┌────────

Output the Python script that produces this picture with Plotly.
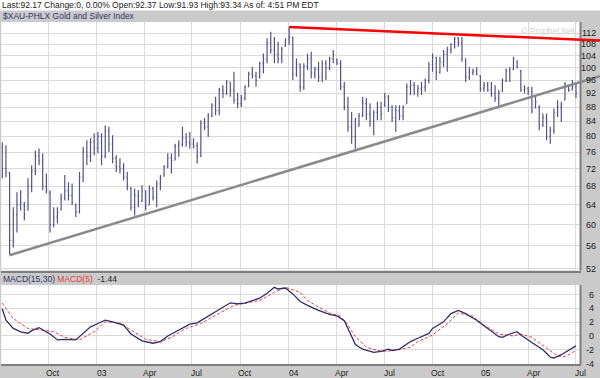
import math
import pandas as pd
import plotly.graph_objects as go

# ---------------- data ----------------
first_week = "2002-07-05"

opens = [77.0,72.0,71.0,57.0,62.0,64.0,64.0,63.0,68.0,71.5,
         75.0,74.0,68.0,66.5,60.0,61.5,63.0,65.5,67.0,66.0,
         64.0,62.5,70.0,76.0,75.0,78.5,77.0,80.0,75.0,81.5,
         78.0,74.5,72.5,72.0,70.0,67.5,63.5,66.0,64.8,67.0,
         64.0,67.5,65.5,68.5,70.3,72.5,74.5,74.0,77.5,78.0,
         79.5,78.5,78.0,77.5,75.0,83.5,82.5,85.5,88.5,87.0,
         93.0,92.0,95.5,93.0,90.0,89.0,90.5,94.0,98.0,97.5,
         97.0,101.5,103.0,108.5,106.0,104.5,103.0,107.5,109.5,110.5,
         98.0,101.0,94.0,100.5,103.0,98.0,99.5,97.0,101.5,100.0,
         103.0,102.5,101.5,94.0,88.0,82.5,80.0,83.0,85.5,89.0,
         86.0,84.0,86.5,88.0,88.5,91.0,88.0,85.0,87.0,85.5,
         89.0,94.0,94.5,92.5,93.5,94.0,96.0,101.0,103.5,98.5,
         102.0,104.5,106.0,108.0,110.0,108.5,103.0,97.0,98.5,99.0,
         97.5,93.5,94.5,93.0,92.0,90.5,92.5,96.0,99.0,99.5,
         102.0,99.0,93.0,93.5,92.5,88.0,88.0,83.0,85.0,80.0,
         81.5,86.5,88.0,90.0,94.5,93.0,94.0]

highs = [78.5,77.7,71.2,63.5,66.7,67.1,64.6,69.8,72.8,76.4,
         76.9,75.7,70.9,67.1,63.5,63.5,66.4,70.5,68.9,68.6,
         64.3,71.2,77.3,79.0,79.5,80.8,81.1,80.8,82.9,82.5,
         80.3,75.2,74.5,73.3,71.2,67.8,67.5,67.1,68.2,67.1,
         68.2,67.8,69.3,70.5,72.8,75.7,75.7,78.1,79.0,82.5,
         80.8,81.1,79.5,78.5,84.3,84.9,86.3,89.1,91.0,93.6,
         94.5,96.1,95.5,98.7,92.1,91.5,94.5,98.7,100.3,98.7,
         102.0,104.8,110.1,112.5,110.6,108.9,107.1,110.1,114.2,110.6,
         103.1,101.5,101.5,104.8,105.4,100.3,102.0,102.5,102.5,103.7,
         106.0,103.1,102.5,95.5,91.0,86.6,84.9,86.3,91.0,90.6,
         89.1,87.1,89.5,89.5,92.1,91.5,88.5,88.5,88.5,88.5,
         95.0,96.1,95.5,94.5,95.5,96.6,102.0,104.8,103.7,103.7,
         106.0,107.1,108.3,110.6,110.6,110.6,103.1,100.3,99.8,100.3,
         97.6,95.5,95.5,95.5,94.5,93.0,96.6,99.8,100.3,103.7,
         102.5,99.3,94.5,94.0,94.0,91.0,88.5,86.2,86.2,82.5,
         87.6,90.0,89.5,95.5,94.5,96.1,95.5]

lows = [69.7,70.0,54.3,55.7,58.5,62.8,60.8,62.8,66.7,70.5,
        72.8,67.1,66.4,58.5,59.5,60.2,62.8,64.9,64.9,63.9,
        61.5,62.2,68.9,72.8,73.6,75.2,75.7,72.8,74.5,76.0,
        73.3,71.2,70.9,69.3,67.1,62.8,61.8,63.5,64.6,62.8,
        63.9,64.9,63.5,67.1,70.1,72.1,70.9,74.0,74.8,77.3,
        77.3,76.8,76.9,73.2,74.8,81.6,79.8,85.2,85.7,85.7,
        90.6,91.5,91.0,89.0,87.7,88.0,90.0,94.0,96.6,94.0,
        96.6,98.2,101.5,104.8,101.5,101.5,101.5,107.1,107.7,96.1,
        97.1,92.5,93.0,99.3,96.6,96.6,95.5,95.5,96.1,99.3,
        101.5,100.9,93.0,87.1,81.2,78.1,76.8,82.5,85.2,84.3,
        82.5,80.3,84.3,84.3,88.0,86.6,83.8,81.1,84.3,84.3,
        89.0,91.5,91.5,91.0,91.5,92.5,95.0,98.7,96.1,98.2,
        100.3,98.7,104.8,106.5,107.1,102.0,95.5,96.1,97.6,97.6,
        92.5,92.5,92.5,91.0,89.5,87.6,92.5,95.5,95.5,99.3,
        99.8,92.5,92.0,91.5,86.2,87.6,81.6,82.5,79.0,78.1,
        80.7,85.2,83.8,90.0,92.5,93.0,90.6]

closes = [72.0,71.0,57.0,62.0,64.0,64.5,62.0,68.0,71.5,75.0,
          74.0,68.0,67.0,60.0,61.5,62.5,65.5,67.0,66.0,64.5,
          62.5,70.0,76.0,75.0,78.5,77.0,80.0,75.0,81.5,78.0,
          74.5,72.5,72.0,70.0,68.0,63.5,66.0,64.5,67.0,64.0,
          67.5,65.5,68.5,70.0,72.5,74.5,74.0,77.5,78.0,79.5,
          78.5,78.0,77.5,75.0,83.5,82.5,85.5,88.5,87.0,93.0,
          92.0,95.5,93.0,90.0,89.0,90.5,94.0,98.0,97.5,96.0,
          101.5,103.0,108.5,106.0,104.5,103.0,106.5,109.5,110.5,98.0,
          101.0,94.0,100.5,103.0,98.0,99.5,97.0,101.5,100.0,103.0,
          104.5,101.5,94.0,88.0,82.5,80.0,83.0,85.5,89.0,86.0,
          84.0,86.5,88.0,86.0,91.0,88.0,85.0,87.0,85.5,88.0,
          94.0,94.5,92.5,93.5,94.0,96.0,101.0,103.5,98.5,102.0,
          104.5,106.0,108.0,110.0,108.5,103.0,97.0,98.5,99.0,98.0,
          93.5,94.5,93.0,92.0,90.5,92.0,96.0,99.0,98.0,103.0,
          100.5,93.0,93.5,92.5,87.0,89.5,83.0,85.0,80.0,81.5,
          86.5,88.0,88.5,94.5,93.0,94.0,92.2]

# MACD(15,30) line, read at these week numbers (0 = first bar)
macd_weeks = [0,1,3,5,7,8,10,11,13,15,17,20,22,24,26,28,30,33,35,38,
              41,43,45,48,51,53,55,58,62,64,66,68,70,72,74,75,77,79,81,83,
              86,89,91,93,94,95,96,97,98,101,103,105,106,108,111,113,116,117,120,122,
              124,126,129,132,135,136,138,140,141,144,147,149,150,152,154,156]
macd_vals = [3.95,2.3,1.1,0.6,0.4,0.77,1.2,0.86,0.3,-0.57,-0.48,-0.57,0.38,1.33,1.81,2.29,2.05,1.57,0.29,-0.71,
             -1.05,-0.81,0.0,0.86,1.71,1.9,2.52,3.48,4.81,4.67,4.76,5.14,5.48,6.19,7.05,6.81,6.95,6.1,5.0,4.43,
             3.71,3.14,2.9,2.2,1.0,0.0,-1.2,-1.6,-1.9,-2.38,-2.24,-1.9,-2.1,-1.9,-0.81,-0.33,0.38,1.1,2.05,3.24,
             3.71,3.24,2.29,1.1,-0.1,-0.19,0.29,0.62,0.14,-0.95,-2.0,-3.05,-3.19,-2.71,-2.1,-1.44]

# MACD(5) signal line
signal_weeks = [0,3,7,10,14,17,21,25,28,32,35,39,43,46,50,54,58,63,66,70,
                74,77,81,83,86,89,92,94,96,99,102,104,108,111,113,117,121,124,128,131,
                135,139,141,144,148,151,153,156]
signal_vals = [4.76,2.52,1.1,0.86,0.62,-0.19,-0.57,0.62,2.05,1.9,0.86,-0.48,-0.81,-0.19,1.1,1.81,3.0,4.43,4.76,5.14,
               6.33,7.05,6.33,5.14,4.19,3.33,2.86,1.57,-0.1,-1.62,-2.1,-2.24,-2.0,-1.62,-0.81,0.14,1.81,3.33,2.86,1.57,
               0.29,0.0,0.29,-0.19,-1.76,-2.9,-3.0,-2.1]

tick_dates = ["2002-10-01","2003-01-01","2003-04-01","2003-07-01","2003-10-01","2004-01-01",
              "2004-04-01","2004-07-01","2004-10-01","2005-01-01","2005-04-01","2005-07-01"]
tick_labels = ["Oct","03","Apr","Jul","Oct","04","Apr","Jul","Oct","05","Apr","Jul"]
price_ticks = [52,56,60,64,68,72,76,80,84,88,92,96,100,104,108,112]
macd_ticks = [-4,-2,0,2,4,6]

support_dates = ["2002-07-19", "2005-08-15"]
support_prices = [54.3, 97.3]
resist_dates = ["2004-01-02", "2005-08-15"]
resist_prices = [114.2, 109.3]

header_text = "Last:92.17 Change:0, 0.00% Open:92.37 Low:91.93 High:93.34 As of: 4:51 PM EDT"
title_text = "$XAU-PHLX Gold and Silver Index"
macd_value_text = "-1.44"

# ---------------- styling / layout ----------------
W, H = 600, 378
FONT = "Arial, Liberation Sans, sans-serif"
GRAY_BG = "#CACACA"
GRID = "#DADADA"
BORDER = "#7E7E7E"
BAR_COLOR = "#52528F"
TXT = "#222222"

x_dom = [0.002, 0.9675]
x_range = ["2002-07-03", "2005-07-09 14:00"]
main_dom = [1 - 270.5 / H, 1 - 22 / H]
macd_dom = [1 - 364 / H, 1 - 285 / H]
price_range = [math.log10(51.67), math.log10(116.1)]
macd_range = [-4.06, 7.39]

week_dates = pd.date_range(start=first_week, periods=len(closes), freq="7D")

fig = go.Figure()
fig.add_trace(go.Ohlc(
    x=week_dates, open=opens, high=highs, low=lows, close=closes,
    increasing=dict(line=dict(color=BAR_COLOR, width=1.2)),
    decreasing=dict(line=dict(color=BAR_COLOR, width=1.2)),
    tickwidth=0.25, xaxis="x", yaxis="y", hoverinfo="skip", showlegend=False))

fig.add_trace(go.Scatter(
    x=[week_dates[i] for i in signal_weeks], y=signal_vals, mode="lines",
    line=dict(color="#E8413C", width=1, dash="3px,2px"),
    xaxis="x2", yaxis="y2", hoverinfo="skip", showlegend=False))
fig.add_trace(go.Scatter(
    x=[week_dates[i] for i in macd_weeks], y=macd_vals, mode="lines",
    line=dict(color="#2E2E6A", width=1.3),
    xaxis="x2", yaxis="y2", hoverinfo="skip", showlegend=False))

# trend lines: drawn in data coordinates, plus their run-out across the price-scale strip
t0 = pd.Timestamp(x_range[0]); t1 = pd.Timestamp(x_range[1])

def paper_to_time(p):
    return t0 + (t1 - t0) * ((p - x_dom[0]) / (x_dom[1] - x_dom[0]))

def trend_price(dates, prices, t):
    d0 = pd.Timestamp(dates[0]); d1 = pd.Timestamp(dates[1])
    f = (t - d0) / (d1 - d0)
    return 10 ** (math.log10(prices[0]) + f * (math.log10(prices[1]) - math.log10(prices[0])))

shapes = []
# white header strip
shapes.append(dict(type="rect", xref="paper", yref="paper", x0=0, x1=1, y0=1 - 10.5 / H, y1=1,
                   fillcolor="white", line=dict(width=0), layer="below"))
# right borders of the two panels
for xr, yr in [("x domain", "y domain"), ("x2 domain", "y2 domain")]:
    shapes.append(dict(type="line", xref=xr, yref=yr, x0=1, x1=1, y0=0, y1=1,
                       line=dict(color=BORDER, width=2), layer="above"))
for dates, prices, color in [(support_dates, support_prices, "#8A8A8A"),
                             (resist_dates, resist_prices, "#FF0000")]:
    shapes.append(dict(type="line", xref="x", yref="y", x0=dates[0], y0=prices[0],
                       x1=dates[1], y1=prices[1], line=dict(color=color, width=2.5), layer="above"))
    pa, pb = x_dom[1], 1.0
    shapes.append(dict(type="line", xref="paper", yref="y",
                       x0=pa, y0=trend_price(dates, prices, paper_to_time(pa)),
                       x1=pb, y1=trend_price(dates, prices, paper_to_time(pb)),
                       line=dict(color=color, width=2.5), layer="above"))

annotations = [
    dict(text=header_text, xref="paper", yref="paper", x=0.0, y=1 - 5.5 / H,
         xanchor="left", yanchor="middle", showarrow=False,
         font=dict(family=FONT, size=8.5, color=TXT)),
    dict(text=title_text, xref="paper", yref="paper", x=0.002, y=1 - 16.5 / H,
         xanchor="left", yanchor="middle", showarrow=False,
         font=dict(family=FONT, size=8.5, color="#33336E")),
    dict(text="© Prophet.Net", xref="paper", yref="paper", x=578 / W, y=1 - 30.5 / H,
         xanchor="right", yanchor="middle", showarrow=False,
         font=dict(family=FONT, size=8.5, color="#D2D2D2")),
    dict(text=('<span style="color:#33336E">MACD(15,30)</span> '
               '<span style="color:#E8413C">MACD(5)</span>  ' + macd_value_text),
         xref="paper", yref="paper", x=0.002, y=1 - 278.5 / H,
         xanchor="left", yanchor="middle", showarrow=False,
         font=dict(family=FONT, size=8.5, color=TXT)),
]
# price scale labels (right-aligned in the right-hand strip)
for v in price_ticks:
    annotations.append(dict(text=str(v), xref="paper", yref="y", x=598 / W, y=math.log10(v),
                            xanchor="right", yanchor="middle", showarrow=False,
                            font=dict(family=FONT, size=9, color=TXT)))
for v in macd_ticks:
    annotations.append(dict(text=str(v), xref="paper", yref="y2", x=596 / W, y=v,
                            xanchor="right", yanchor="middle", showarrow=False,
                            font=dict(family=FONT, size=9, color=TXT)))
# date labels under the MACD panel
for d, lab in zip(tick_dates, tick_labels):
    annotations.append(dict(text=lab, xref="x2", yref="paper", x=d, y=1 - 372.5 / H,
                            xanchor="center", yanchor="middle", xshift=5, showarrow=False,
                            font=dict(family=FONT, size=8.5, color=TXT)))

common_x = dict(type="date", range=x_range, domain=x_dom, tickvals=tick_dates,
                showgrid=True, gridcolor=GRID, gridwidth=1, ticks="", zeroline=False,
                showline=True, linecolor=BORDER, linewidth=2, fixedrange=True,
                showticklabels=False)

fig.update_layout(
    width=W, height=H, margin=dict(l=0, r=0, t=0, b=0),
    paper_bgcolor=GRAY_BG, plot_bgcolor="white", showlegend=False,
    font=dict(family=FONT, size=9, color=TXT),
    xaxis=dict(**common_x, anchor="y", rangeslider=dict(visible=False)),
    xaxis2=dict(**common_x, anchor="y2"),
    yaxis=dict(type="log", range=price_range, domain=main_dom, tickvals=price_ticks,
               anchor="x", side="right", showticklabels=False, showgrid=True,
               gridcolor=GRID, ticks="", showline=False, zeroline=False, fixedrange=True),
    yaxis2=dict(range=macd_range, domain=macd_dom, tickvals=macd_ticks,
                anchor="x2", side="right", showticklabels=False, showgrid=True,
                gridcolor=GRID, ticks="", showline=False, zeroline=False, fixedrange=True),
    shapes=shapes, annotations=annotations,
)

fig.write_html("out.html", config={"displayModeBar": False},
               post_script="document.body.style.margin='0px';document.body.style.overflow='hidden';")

└────────
┌────────

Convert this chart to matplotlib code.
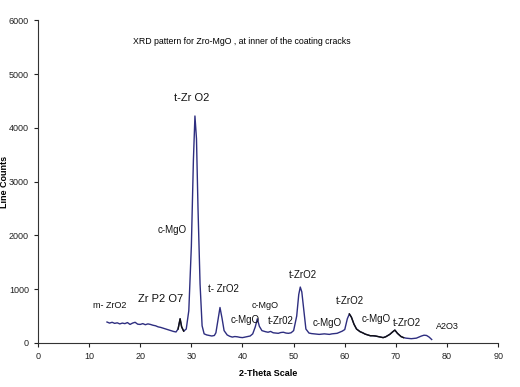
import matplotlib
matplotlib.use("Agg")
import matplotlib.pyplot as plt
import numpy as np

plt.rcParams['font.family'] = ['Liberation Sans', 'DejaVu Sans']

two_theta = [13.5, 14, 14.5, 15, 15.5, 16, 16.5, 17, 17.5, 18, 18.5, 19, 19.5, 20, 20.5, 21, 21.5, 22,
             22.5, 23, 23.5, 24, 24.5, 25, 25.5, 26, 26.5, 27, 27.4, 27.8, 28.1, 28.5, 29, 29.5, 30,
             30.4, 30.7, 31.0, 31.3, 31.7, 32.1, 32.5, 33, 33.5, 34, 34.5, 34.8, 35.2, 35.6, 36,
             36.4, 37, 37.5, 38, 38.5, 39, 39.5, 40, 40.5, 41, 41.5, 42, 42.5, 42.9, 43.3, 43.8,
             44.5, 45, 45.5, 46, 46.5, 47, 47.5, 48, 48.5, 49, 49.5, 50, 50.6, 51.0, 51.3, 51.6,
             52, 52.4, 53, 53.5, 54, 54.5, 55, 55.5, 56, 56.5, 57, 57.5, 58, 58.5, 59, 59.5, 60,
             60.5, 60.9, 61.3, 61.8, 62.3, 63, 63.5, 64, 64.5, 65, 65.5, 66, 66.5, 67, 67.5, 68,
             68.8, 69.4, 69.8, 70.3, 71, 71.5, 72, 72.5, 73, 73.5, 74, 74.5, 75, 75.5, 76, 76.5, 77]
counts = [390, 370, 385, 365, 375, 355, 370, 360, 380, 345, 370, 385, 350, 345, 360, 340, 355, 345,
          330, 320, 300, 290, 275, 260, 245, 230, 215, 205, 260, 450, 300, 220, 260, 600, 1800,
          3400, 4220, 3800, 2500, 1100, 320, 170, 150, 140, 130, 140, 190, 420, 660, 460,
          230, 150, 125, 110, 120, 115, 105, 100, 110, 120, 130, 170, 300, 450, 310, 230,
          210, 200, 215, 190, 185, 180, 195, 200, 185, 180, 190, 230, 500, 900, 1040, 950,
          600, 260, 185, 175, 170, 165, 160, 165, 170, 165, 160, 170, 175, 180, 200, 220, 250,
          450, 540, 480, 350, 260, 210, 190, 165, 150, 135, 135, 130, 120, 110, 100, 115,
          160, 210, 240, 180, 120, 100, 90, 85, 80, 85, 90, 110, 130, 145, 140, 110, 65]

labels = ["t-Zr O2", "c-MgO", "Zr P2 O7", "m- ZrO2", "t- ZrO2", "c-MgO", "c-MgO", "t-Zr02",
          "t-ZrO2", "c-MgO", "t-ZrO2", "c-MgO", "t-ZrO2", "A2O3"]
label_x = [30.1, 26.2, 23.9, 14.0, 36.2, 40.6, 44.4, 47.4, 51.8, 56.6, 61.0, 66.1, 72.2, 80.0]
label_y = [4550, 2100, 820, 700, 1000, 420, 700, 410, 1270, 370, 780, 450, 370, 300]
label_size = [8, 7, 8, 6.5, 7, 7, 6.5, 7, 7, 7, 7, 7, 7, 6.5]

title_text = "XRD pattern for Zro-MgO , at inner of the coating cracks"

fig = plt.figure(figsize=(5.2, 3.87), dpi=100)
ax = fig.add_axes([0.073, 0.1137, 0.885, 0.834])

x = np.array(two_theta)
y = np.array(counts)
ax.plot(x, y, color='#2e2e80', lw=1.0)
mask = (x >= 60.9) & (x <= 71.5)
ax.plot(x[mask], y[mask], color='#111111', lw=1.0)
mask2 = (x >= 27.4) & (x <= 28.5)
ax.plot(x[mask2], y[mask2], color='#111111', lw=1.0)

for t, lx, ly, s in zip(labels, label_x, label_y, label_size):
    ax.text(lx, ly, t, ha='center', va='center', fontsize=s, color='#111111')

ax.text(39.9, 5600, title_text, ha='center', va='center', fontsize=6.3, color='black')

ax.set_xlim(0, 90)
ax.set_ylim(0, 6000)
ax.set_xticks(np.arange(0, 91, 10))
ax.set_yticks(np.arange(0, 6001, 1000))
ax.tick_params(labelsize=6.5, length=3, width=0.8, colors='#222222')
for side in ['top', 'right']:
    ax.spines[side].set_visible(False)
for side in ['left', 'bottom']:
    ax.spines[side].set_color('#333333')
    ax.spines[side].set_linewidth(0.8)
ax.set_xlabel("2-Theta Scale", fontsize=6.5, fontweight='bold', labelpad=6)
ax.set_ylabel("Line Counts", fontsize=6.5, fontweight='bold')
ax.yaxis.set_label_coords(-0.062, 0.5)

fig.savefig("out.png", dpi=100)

└────────

• **Work instructions**: Which lines in the data above contain "matplotlib"? Show each one.

• **Full solution**:
Convert this chart to matplotlib code.
import matplotlib
matplotlib.use("Agg")
import matplotlib.pyplot as plt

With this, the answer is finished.